Living With Asthma

Living with asthma is certainly manageable -- the key is to learn how to take care of yourself and avoid the things that make your asthma symptoms worse. Suggestions for living with asthma include knowing your asthma triggers, recognizing the signs of an asthma attack, and understanding when your asthma may be getting worse.

If you have asthma, it's important to learn how to take care of yourself. Work with your doctor to make an action plan that satisfies both of you. Here are some things you can do to help yourself while living with asthma:
 
  • Tell your doctor about all other medications you are taking, in case one of them affects your asthma.
  • Follow your asthma action plan, and have regular checkups.
  • Learn to use your medication correctly. Ask your doctor to teach you how to use your inhaler. This is very important. If inhalers are not used correctly, less medication gets into the airways.
  • Let your doctor know right away if you are having problems taking your asthma medicine.
     
You need to know what things worsen your asthma symptoms. Then do what you can to avoid or limit contact with these things. Consider the following tips for avoiding asthma triggers:
 
  • If animal dander is a problem for you, keep your pet out of the house and/or at least out of your bedroom, and wash your pet often. In severe cases of asthma, you may need to find it a new home.
  • Do not smoke or allow smoking in your home.
  • If pollen is a problem for you, stay indoors with the air conditioner on when the pollen count is high.
  • To control dust mites, wash your sheets, blankets, pillows, and stuffed toys once a week in hot water. You can get special dust-proof covers for your mattresses and pillows.
  • To prevent colds and flu, wash your hands often and get a flu shot every year. Children with asthma should get flu shots, too.
  • If cold air bothers you, wear a scarf over your mouth and nose in the winter.
  • If you get asthma when you exercise or while engaging in routine physical activities, like climbing stairs, work with your doctor to find ways to be active without experiencing asthma symptoms. Physical activity is an important part of a healthy lifestyle.

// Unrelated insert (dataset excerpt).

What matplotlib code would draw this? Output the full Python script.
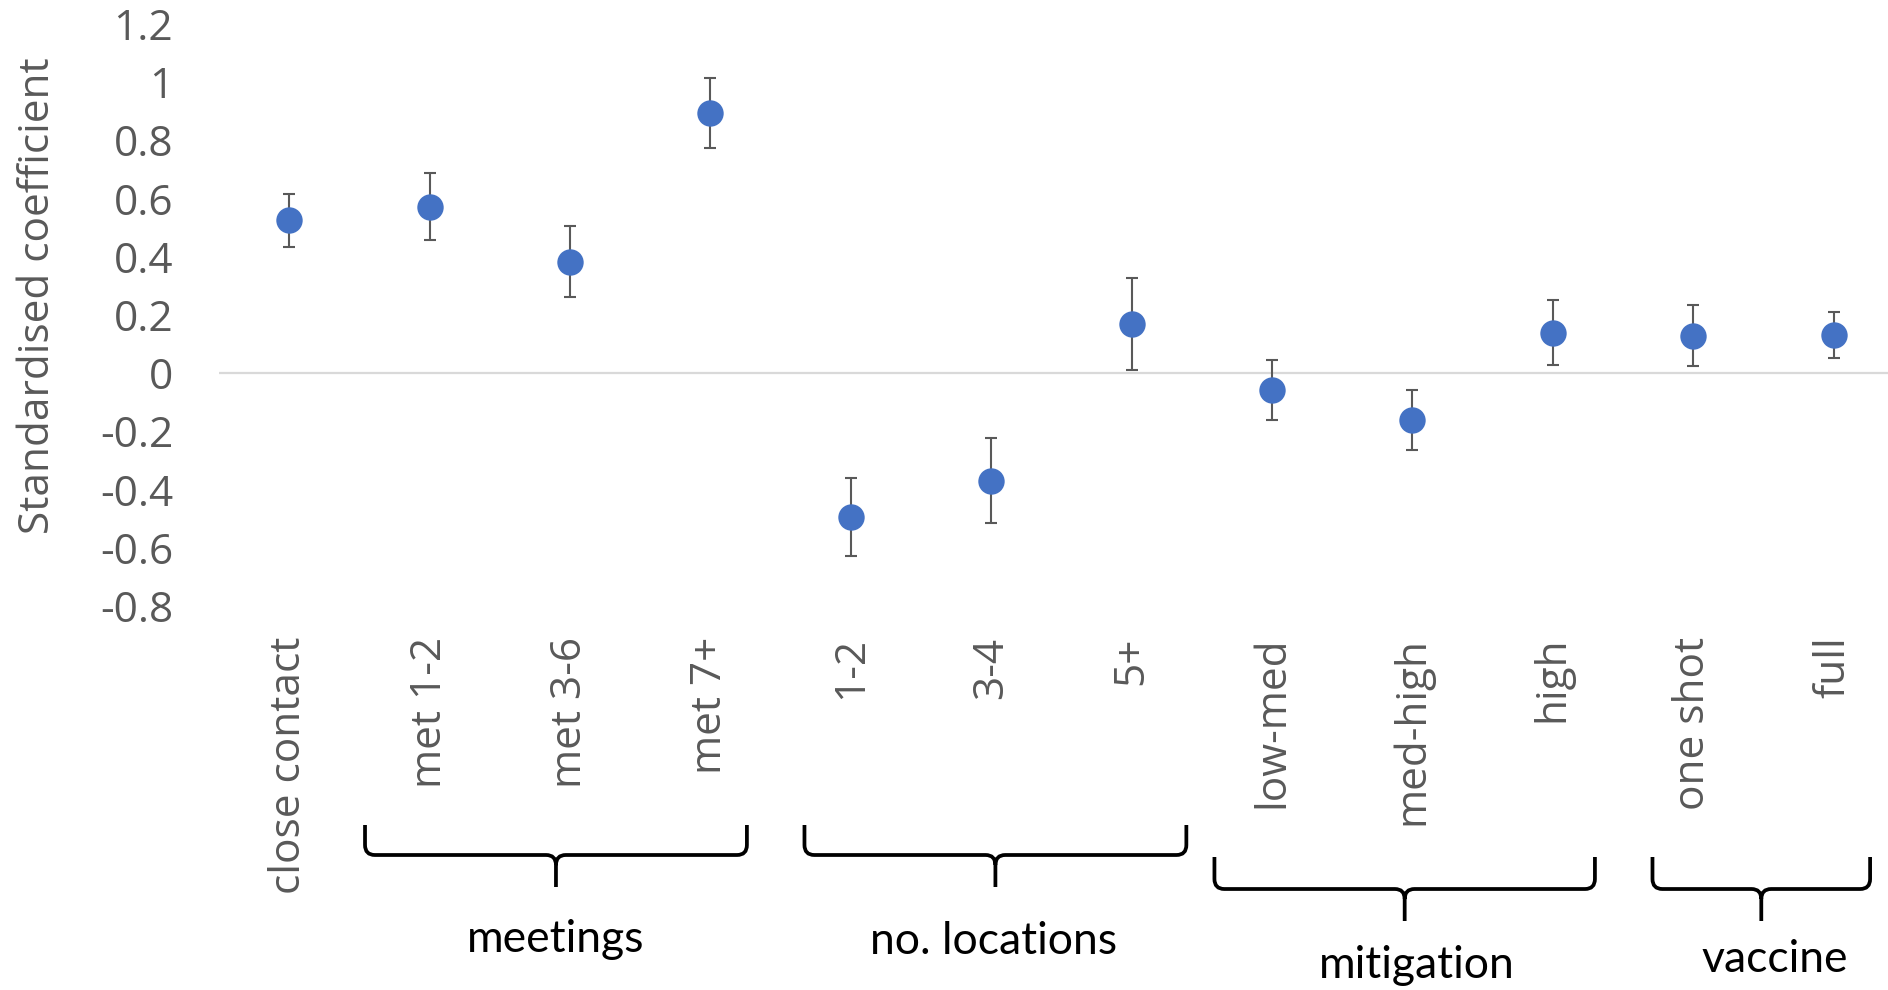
import matplotlib
matplotlib.use("Agg")
import matplotlib.pyplot as plt
from matplotlib.path import Path
from matplotlib.patches import PathPatch
import matplotlib.transforms as mtransforms

# Regression coefficients with their error margins
categories = ["close contact", "met 1-2", "met 3-6", "met 7+",
              "1-2", "3-4", "5+",
              "low-med", "med-high", "high",
              "one shot", "full"]
coefficients = [0.525, 0.572, 0.383, 0.893,
                -0.494, -0.369, 0.169,
                -0.058, -0.160, 0.139,
                0.129, 0.132]
errors = [0.091, 0.115, 0.122, 0.120,
          0.135, 0.147, 0.157,
          0.103, 0.103, 0.112,
          0.105, 0.079]

group_names = ["meetings", "no. locations", "mitigation", "vaccine"]
y_ticks = [-0.8, -0.6, -0.4, -0.2, 0, 0.2, 0.4, 0.6, 0.8, 1, 1.2]
y_tick_labels = ["-0.8", "-0.6", "-0.4", "-0.2", "0", "0.2", "0.4", "0.6", "0.8", "1", "1.2"]

W, H, DPI = 1888, 990, 100
fig = plt.figure(figsize=(W / DPI, H / DPI), dpi=DPI)
fig.patch.set_facecolor("white")

ax_left, ax_top, ax_bottom = 219, 24, 606
ax = fig.add_axes([ax_left / W, (H - ax_bottom) / H,
                   (W - ax_left) / W, (ax_bottom - ax_top) / H])

step_px = 140.4
x = list(range(len(categories)))
ax.set_xlim(-0.5, -0.5 + (W - ax_left) / step_px)
ax.set_ylim(-0.8, 1.2)

grey = "#595959"
ax.axhline(0, color="#d9d9d9", lw=1.6, zorder=1)
ax.errorbar(x, coefficients, yerr=errors, fmt="none", ecolor=grey,
            elinewidth=1.5, capsize=4.2, capthick=1.5, zorder=2)
ax.plot(x, coefficients, "o", color="#4472C4", markersize=19,
        markeredgewidth=0, zorder=3)

for side in ax.spines.values():
    side.set_visible(False)

tick_font = dict(family="Open Sans", size=30.5, color=grey)
ax.set_yticks(y_ticks)
ax.set_yticklabels(y_tick_labels, **tick_font)
ax.set_xticks(x)
ax.set_xticklabels(categories, rotation=90, **tick_font)
ax.tick_params(axis="y", length=0, pad=33)
ax.tick_params(axis="x", length=0, pad=22)

fig.text(38 / W, (H - 296) / H, "Standardised coefficient", rotation=90,
         ha="center", va="center", **tick_font)

# Curly braces under each group of categories
px_from_top = mtransforms.Affine2D().scale(1 / DPI, -1 / DPI).translate(0, H / DPI) + fig.dpi_scale_trans
brace_tf = mtransforms.blended_transform_factory(ax.transData, px_from_top)

brace_layout = [
    # (x start, x end, arm top px, bar px, tip px, label px)
    (0.54, 3.26, 825, 855, 887, 940),
    (3.67, 6.39, 825, 855, 887, 942),
    (6.59, 9.30, 857, 889, 921, 966),
    (9.71, 11.26, 857, 889, 921, 960),
]


def draw_brace(x0, x1, yt, yh, yp):
    xc = (x0 + x1) / 2
    rx, ry = 0.07, 10
    verts = [
        (x0, yt), (x0, yh - ry), (x0, yh), (x0 + rx, yh),
        (xc - rx, yh), (xc, yh), (xc, yh + ry), (xc, yp),
        (x1, yt), (x1, yh - ry), (x1, yh), (x1 - rx, yh),
        (xc + rx, yh), (xc, yh), (xc, yh + ry),
    ]
    codes = [
        Path.MOVETO, Path.LINETO, Path.CURVE3, Path.CURVE3,
        Path.LINETO, Path.CURVE3, Path.CURVE3, Path.LINETO,
        Path.MOVETO, Path.LINETO, Path.CURVE3, Path.CURVE3,
        Path.LINETO, Path.CURVE3, Path.CURVE3,
    ]
    patch = PathPatch(Path(verts, codes), transform=brace_tf, fill=False,
                      edgecolor="black", lw=2.7, clip_on=False,
                      capstyle="butt", joinstyle="round")
    fig.add_artist(patch)


label_centres = [1.90, 5.02, 8.03, 10.58]
for name, (x0, x1, yt, yh, yp, yl), xc_label in zip(group_names, brace_layout, label_centres):
    draw_brace(x0, x1, yt, yh, yp)
    fig.text(xc_label, yl, name, transform=brace_tf, family="Lato", size=32,
             color="black", ha="center", va="center")

fig.savefig("out.png", dpi=DPI, facecolor="white")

  • If you are allergic to sulfites, avoid foods (like dried fruit) or beverages (like wine) that contain them.
     
Be alert for warning signs of an asthma attack. Actions you can take to improve your ability to recognize the signs of an attack include:
 
  • Watching for symptoms (coughing, wheezing, chest tightness, and difficulty breathing), and taking your medication as directed by your doctor
  • Using your peak flow meter as directed to monitor your asthma.
     
Consider adopting a healthy lifestyle. While a healthy lifestyle may not keep you from having problems with allergies and asthma, being healthier in general can't hurt! Eat a healthy diet rich in fruits and vegetables and low in fats and sugars, get enough rest, exercise regularly, try to find ways to manage stress in your life, and don't smoke.
 
If your asthma is not under control, there will be signs that you should not ignore. The following are some signs that your asthma is getting worse:
 
  • Your asthma symptoms occur more often.
  • Your asthma symptoms are worse than they used to be.
  • Your asthma symptoms are bothering you a lot at night and making you lose sleep.
  • You are missing school or work because of your asthma.
  • Your peak flow number is low or varies a lot from morning to evening.
  • Your asthma medications do not seem to be working very well anymore.
  • You have to use your short-acting "quick-relief" or "rescue" inhaler more often. (Using quick-relief medicine every day, or using more than one inhaler a month, is too much.)
  • You have to go to the emergency room or doctor because of an asthma attack.
  • You end up in the hospital because of your asthma.
     
If your asthma seems to be getting worse, see your doctor. You may need to change your medication or do other things to get your asthma under control.